Une visite du chantier
Démissions, démotivation, stress ou absentéisme comptent parmi les effets pervers d'un déménagement mal préparé. D'après France Inter, quelques dizaines de cadres de la SNCF auraient d'ailleurs refusé de suivre leur direction à Saint-Denis. Et "quand des salariés ont du mal à s'accoutumer à leur nouvel espace, l'entreprise perd en productivité, prévient Bruno Gourévitch. On perd du temps à trouver les bonnes personnes parce qu'on ne sait plus où sont leurs bureaux et l'information circule mal." Les séquelles peuvent être durables. "Il arrive que les salariés parlent encore d'un déménagement mal mené après plusieurs années", observe Bénédicte Haubold.

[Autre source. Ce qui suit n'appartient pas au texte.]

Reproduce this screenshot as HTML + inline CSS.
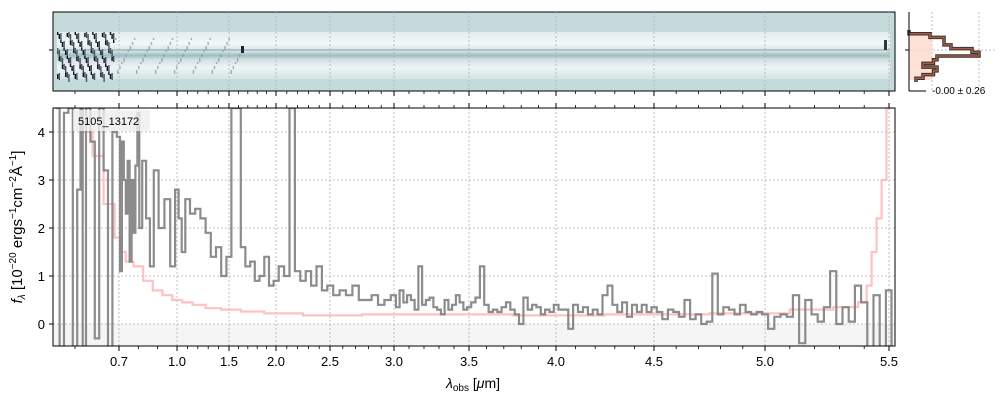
<!DOCTYPE html>
<html><head><meta charset="utf-8"><style>
body{margin:0;background:#fff}
svg{font-family:"Liberation Sans","DejaVu Sans",sans-serif}
</style></head><body>
<svg id="c" width="1000" height="400"></svg>
<script>
const bpW=[0.55,0.7,1.0,1.5,2.0,2.5,3.0,3.5,4.0,4.5,5.0,5.5,5.53];
const bpX=[53,119,177,229,276,330,394,469,556,654,765,889,895];
const xTicks=[0.7,1.0,1.5,2.0,2.5,3.0,3.5,4.0,4.5,5.0,5.5];
const xTickLabels=["0.7","1.0","1.5","2.0","2.5","3.0","3.5","4.0","4.5","5.0","5.5"];
const yTicks=[0,1,2,3,4];
const blueWave=[0.56,0.57,0.58,0.59,0.60,0.61,0.615,0.62,0.63,0.64,0.65,0.66,0.67,0.68,0.69,0.70,0.71,0.72,0.73,0.74,0.75,0.76,0.77,0.78,0.79,0.80,0.81,0.83,0.85,0.87,0.89,0.92,0.95,0.98,1.0,1.03,1.06,1.1,1.15,1.2,1.25,1.3,1.35,1.4,1.45,1.5,1.55,1.6,1.65,1.7,1.75,1.8,1.85,1.9,1.95,2.0,2.05,2.1,2.15,2.2,2.25,2.3,2.35,2.4,2.45,2.5,2.55,2.6,2.65,2.7,2.75,2.8,2.85,2.9,2.95];
const blueVal=[4.5,-0.5,4.4,4.5,-0.5,2.8,4.5,-0.5,4.5,3.8,-0.3,4.5,3.2,-0.5,4.0,3.9,1.1,3.8,3.0,2.3,3.4,1.3,3.0,1.9,3.3,4.4,2.0,3.4,2.2,1.2,3.2,2.0,2.6,1.2,2.8,2.2,1.5,2.6,2.3,2.4,2.2,1.9,1.4,1.6,1.0,1.4,4.5,4.5,1.6,1.2,1.3,0.9,1.0,1.4,0.8,0.9,1.2,1.0,4.5,1.1,0.9,1.1,0.8,1.2,0.7,0.8,0.6,0.7,0.6,0.8,0.5,0.5,0.6,0.4,0.5];
// red part sampled every 0.025 um from 3.0 to 5.5
const redVal=[0.6,0.35,0.7,0.45,0.6,0.5,0.3,1.2,0.4,0.5,0.55,0.35,0.3,0.2,0.5,0.3,0.4,0.6,0.45,0.3,
0.35,0.45,0.55,1.2,0.4,0.25,0.3,0.25,0.35,0.45,0.3,0.2,0.0,0.55,0.3,0.4,0.35,0.2,0.3,0.25,
0.4,0.3,0.3,-0.1,0.4,0.25,0.35,0.2,0.3,0.2,0.6,0.8,0.4,0.25,0.45,0.15,0.4,0.25,0.4,0.25,
0.35,0.25,0.1,0.3,0.25,0.15,0.5,0.1,0.2,0.0,0.05,1.05,0.2,0.35,0.3,0.2,0.4,0.25,0.2,0.25,
0.2,-0.1,0.15,0.2,0.15,0.6,-0.4,0.5,0.2,0.05,0.35,1.1,0.0,0.35,0.05,0.8,0.45,-0.5,0.6,-0.5,0.7,-0.5];
const errWave=[0.6,0.63,0.65,0.68,0.7,0.72,0.75,0.8,0.85,0.9,0.95,1.0,1.1,1.2,1.35,1.5,1.75,2.0,2.5,3.0,3.5,4.0,4.5,5.0,5.2,5.35,5.4,5.42,5.44,5.46,5.48,5.5];
const errVal=[4.5,4.0,3.5,2.5,1.8,1.5,1.3,1.2,0.9,0.7,0.6,0.5,0.45,0.4,0.33,0.3,0.26,0.22,0.18,0.2,0.2,0.18,0.2,0.22,0.3,0.35,0.45,0.8,1.5,2.2,3.0,4.5];
const histVal=[0,0.3,0.5,0.5,0.6,0.9,1.0,0.4,0.35,0.2,0.4,0.35,0.2,0.1];
const redWave=redVal.map((v,i)=>3.0+i*0.025);
const fluxWave=blueWave.concat(redWave), fluxVal=blueVal.concat(redVal);

const NS="http://www.w3.org/2000/svg",svg=document.getElementById('c');
function xs(w){for(let i=0;i<bpW.length-1;i++){if(w<=bpW[i+1]||i==bpW.length-2){return bpX[i]+(w-bpW[i])/(bpW[i+1]-bpW[i])*(bpX[i+1]-bpX[i]);}}}
const Y0=324,PPU=48;function ys(v){return Y0-v*PPU;}
function el(t,a,p){const e=document.createElementNS(NS,t);for(const k in a)e.setAttribute(k,a[k]);(p||svg).appendChild(e);return e;}
const L=53,R=895,T=108,B=346;
const defs=el('defs',{});const cp=el('clipPath',{id:'cl'},defs);el('rect',{x:L,y:T,width:R-L,height:B-T},cp);
// top 2D panel
const top2d=el('rect',{x:L,y:12,width:R-L,height:79,fill:'#c5dbdb'});


const g=el('linearGradient',{id:'bd',x1:0,y1:0,x2:0,y2:1},defs);
[[0,'#e4eeee'],[0.25,'#f2f7f7'],[0.42,'#cfe0e0'],[0.5,'#9fbcc0'],[0.58,'#cfe0e0'],[0.75,'#eef4f4'],[1,'#d4e4e4']].forEach(s=>el('stop',{offset:s[0],'stop-color':s[1]},g));
const band=el('rect',{x:57,y:32,width:833,height:47,fill:'url(#bd)'});

const dk=el('g',{});
for(let i=0;i<36;i++){for(let j=0;j<6;j++){const k=(i*13+j*7)%11;if(k<6)el('rect',{x:57+i*1.6,y:32+j*8+(k%3),width:1.4,height:3+k,fill:k<3?'#101020':'#4a5060'},dk);}}
for(let i=0;i<60;i++){const k=(i*17)%9;el('rect',{x:115+i*2.1,y:38+k*4,width:1.5,height:2+k%3,fill:'#7c9aa2',opacity:0.7},dk);}
el('line',{x1:57,y1:50,x2:890,y2:50,stroke:'#6e8e96','stroke-width':1.5,opacity:0.5});
el('rect',{x:241,y:46,width:3,height:7,fill:'#223'});
el('rect',{x:884,y:40,width:3,height:10,fill:'#334'});
el('rect',{x:L,y:12,width:R-L,height:79,fill:'none',stroke:'#000'});
el('line',{x1:49,y1:50,x2:53,y2:50,stroke:'#000'});
// main grid
const gb=el('rect',{x:L,y:ys(0),width:R-L,height:B-ys(0),fill:'#f5f5f5'});

xTicks.forEach(w=>{el('line',{x1:xs(w),y1:T,x2:xs(w),y2:B,stroke:'#b0b0b0','stroke-dasharray':'2,2','stroke-width':0.8});el('line',{x1:xs(w),y1:12,x2:xs(w),y2:91,stroke:'#b0b0b0','stroke-dasharray':'2,2','stroke-width':0.8});});
yTicks.forEach(v=>el('line',{x1:L,y1:ys(v),x2:R,y2:ys(v),stroke:'#b0b0b0','stroke-dasharray':'2,2','stroke-width':0.8}));
function step(W,V){let d='';for(let i=0;i<W.length;i++){const x0=i==0?xs(W[0])-2:(xs(W[i-1])+xs(W[i]))/2;const x1=i==W.length-1?xs(W[i])+2:(xs(W[i])+xs(W[i+1]))/2;const y=ys(V[i]);d+=(i==0?'M':'L')+x0.toFixed(1)+','+y.toFixed(1)+'L'+x1.toFixed(1)+','+y.toFixed(1);}return d;}
const ep=el('path',{d:step(errWave,errVal),fill:'none',stroke:'#ffb3b3','stroke-width':2.2,opacity:0.8,'clip-path':'url(#cl)'});

const fp=el('path',{d:step(fluxWave,fluxVal),fill:'none',stroke:'#808080','stroke-width':2.2,opacity:0.9,'clip-path':'url(#cl)'});

el('rect',{x:L,y:T,width:R-L,height:B-T,fill:'none',stroke:'#000'});
for(let w=0.6;w<5.55;w+=0.1){const x=xs(w);[[B,B+3],[T,T-3],[91,94]].forEach(p=>el('line',{x1:x,y1:p[0],x2:x,y2:p[1],stroke:'#000','stroke-width':0.8}));}
xTicks.forEach((w,i)=>{const x=xs(w);[[B,B+5],[T,T-5],[91,96]].forEach(p=>el('line',{x1:x,y1:p[0],x2:x,y2:p[1],stroke:'#000'}));
const t=el('text',{x:x,y:366,'text-anchor':'middle','font-size':13});t.textContent=xTickLabels[i];
});
yTicks.forEach(v=>{el('line',{x1:L,y1:ys(v),x2:L-4,y2:ys(v),stroke:'#000'});const t=el('text',{x:45,y:ys(v)+5,'text-anchor':'end','font-size':13});t.textContent=v;
});
el('rect',{x:73,y:110,width:77,height:21,fill:'#eee',opacity:0.8});
const id=el('text',{x:78,y:125,'font-size':11});id.textContent='5105_13172';

const xl=el('text',{x:473,y:388,'text-anchor':'middle','font-size':14});xl.innerHTML='<tspan font-style="italic">λ</tspan><tspan font-size="10" dy="3">obs</tspan><tspan dy="-3"> [</tspan><tspan font-style="italic">μ</tspan>m]';

const yl=el('text',{x:0,y:0,'text-anchor':'middle','font-size':15,transform:'translate(22,227) rotate(-90)'});yl.innerHTML='<tspan font-style="italic">f</tspan><tspan font-size="10" dy="3" font-style="italic">λ</tspan><tspan dy="-3"> [10</tspan><tspan font-size="10" dy="-6">−20</tspan><tspan dy="6"> ergs</tspan><tspan font-size="10" dy="-6">−1</tspan><tspan dy="6">cm</tspan><tspan font-size="10" dy="-6">−2</tspan><tspan dy="6">Å</tspan><tspan font-size="10" dy="-6">−1</tspan><tspan dy="6">]</tspan>';

// histogram panel
const HX=909,HW=70,HT=30,HB=82;
el('line',{x1:932,y1:12,x2:932,y2:91,stroke:'#b0b0b0','stroke-dasharray':'2,2','stroke-width':0.8});
el('line',{x1:979,y1:12,x2:979,y2:91,stroke:'#b0b0b0','stroke-dasharray':'2,2','stroke-width':0.8});
el('line',{x1:HX,y1:50,x2:995,y2:50,stroke:'#b0b0b0','stroke-dasharray':'2,2','stroke-width':0.8});
el('rect',{x:HX,y:34,width:23,height:46,fill:'#fcd9cc',opacity:0.8});
let hd='M'+HX+','+HT;const hh=(HB-HT)/histVal.length;
histVal.forEach((v,i)=>{const x=HX+v*HW;hd+='L'+x.toFixed(1)+','+(HT+i*hh).toFixed(1)+'L'+x.toFixed(1)+','+(HT+(i+1)*hh).toFixed(1);});
el('path',{d:hd,fill:'none',stroke:'#333','stroke-width':3.5});
const hp=el('path',{d:hd,fill:'none',stroke:'#b05a3c','stroke-width':1.5});

el('line',{x1:HX,y1:12,x2:HX,y2:91,stroke:'#000'});el('line',{x1:HX,y1:91,x2:926,y2:91,stroke:'#000'});
el('line',{x1:905,y1:50,x2:909,y2:50,stroke:'#000'});
const ht=el('text',{x:932,y:94,'font-size':10});ht.textContent='-0.00 ± 0.26';

</script>
</body></html>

La solution pour limiter la résistance au changement: "Dialoguer avec les syndicats, faire participer les salariés au projet, détaille Bruno Gourévitch. Si ça n'est pas fait en amont, cela se paiera par un durcissement du climat social." Concrètement, "des groupes de travail doivent rassembler des salariés représentatifs de l'entreprise -non seulement des managers mais aussi ceux qui vont travailler dans les open space- pour donner leur avis sur la configuration des locaux et l'organisation du travail, préconise Bénédicte Haubold. Il faut assurer leur pérennité plusieurs semaines après le déménagement pour identifier les éventuels problèmes et les résoudre."

"Faire visiter aux salariés les bâtiments, même en chantier, leur présenter les nouveaux espaces sociaux comme des lieux de détente, une cafétéria ou une crèche, est une bonne idée", juge aussi Bruno Gourévitch. Le comité d'entreprise est également saisi lors d'un déménagement, et le comité d'hygiène et de sécurité (CHSCT) peut plancher sur les risques pour les salariés. Une fois achevée la construction ou l'acquisition du bâtiment, préparer l'aménagement intérieur des locaux peut durer de trois à six mois.
Un bon exemple à suivre, à en croire l'expert: celui de la direction générale de la gendarmerie nationale qui a regroupé 1300 personnes à Issy-les-Moulineaux, en 2012, dans un gigantesque complexe. "Les gendarmes ont été sollicités en amont pour préparer l'implantation, des moniteurs vidéos ont été installés dans les locaux pour permettre de se repérer et de trouver les différents services, explique Bruno Gourévitch. La preuve que cela s'est bien passé, c'est que personne n'en a parlé."